FEATURED VETERAN
Ted Tsukiyama
The Military Governor wasted no time converting the ROTC group of almost 80% Nisei to the Hawaii Territorial Guard (HTG). Armed with 30-caliber bolt action rifles, they spent the first six weeks of the war guarding vital government buildings, utilities, and port locations around Oahu. "There was just full, loyal, efficient performance of the guarding duties," Tsukiyama remembered.

Ted Tsukiyama is surrounded by Hanashi Oral History Program volunteer Richard Hawkins and Hawaii Regional Director Pam Funai.
"Up to then we're in uniform," Tsukiyama said. "We're armed, we're guarding and defending our country against possible attack. And we feel real proud, we feel like we belong." Though considered an honorable discharge, to Tsukiyama there was no honor. "That is the first overt act where we learned that suddenly we're not accepted as Americans, or 100 percent Americans," he said.
Growing up, Tsukiyama never considered himself anything but American. He studied American history and the American Constitution. He memorized the Gettsyburg address "and all that stuff" just like everybody else. He remembered being in a school play about the pilgrims. "And me, I'm John Alden. My ancestors came over with the Mayflower." What he hadn't learned was that when most people looked at Japanese Americans, they didn't see the American part. Yet he insisted, "I'm not a Japanese living in America. I'm an American who happened to be of Japanese ancestry."
Dejected and embittered, Tsukiyama and the outcast HTG Niseis returned to their former campus, which is where trusted adviser Hung Wai Ching, a YMCA secretary, found them commiserating. Ching prodded the group, "OK, if they don't trust you with guns, maybe they'll trust you with picks and shovels." When someone scoffed at the idea of manual labor, Ching shot back, "You gonna just sit there and feel sorry for yourself the rest of the war?" Challenged, the group petitioned for a civilian labor corps assignment and got one with the 34th Construction Engineer Regiment. Their new title: Varsity Victory Volunteers (VVV).
For 11 months Tsukiyama and the VVV dug ammunition pits, repaired bridges, and did whatever was needed to build up Oahu's defenses. They were hard at work the day Hung Wai Ching brought Asst. Secretary of War John J. McCloy to Kolekole Pass where VVV members were doggedly cracking and hauling rock in the stone quarry.

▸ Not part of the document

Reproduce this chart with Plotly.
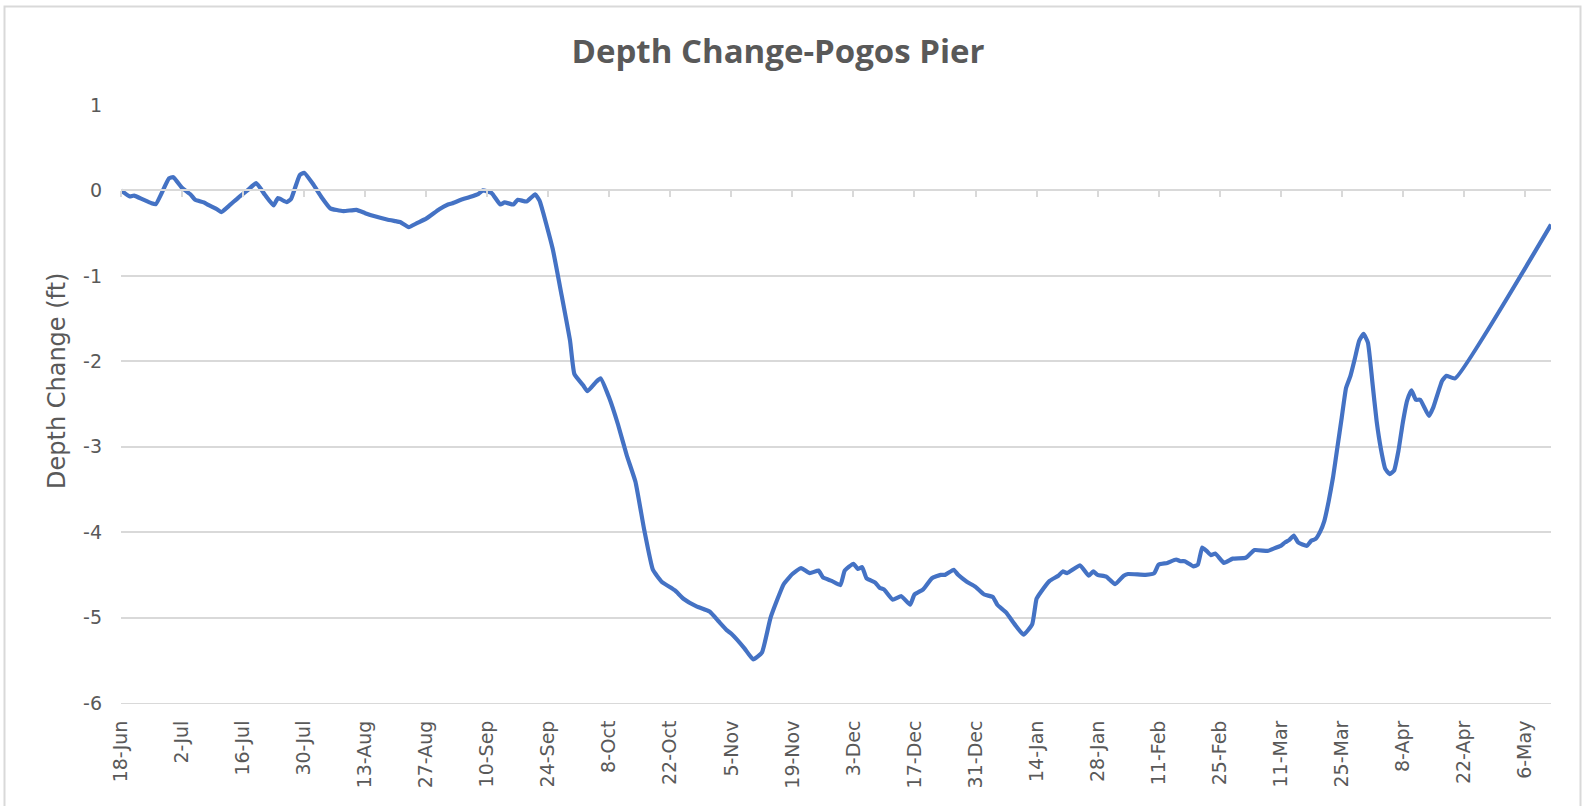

Tsukiyama said, "Hung Wai told the Secretary, you know, these guys are all university kids, but they gave up their education and volunteered doing this kind of crappy work because that's the only way they can show their loyalty."
Within a month of McCloy's visit the formation of the all-Japanese American 442nd Regimental Combat Team was announced. The VVV needed no prodding. Most, including Tsukiyama, volunteered and were accepted.
Finally, Tsukiyama had the chance to "show his stuff" and demonstrate to detractors his loyalty as an American. But during basic training, to his dismay, he was called for Military Intelligence Service testing. "I wanted to stay with the military and go over and get in a real shooting war," Tsukiyama said. He tried to fail the interview, which did not take an Oscar performance given his poor Japanese language skills. But a few days later, during a firing exercise where he served as a gunner, he got a tap on the shoulder and an order to pack his bags—he was going to Camp Savage for MIS training. Upset by this news, he miscalibrated his next shot so badly that observers on the hill radioed to ask where it had gone.
But Tsukiyama dutifully completed his MIS training and served the last year of the war intercepting Japanese communications with the 6th Army Air Force radio squadron mobile in Burma. He considered his work routine and "un-heroic," but also feels that for many Niseis the real test of their loyalties lay in their willingness to serve in the Pacific. "What better way can you show your country where you stand than show that you're willing to go fight your own kind?" he said.
Despite feeling distrusted and even rejected by his own country, Tsukiyama never surrendered his conviction that he was an American. "They say the 100th/442nd never retreated backward," Tsukiyama said. "They only knew how to go forward." Tsukiyama was no different. "Inside, what other country do we have?" he asks. "America's the only country we know and have. And when that status is doubted and challenged, what you gonna do? Well, you gotta show where you stand."
Tsukiyama did just that, and never retreated backward.